Nice to meet you, new friend. I’ve been told to fear you, to put you off, to lie about you. It’s nothing personal. They say that about those that come after you, too. They’ll say that about 30 and 32 and 35 and 43 and 50. But I really don’t dread you. I’m choosing to embrace you with open arms.
You’re new around here, but I have a feeling you know a thing or two. You’re a little wiser than 28 was; a little more cerebral; a little more in tune with your (my?) needs. But there’s always a learning curve, isn’t there? Maybe this will be the year we learn how to do our taxes without TurboTax (don’t worry, it won’t), or actually figure out a tenable budgeting situation. Maybe we finally figure out the secret to long hair or commit to a skincare regimen.

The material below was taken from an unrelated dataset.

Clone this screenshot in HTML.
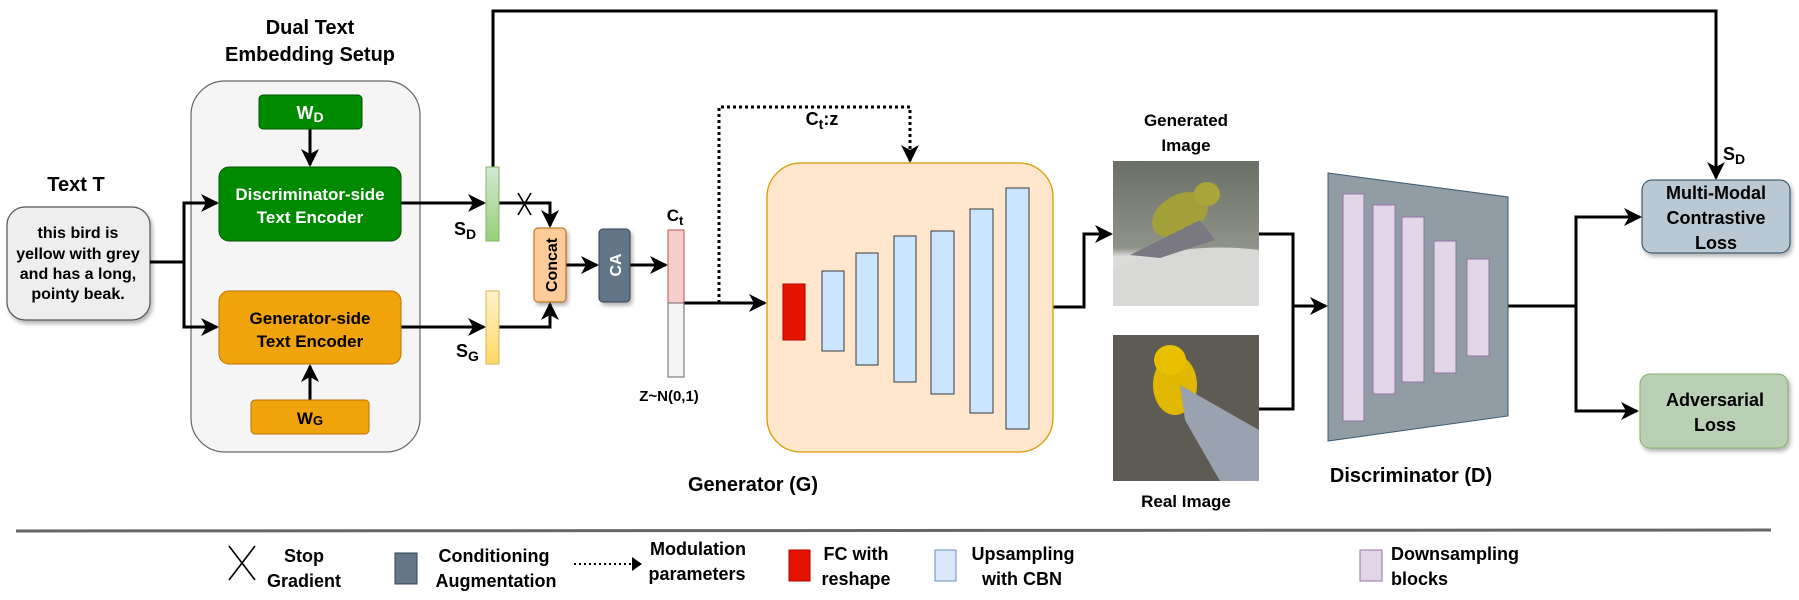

The thing is, the more culture has fed me the lie that my 20s are the best decade of my life, the more I have resisted. My 20s have had their ups and downs — rural living, city living, suburban living; crazy nights and all-nighters; epic loneliness and great, great love. I have had — and still yearn for — adventure. Yet my old soul couldn’t care less about those roaring 20s — parties and hookups and splitting hangovers. It wants wisdom and reassurance and calm, stability and family and a roaring fire. You, 29, are just one step closer to my granny ideal. At least I hope so.
I don’t know what you’ll bring with you, 29. I have my own ideas, but I bet you’ll bring some of your own to the table. One thing I know: whatever it is, we’re going through it together.
Let’s put this decade to bed, 29. I can’t wait.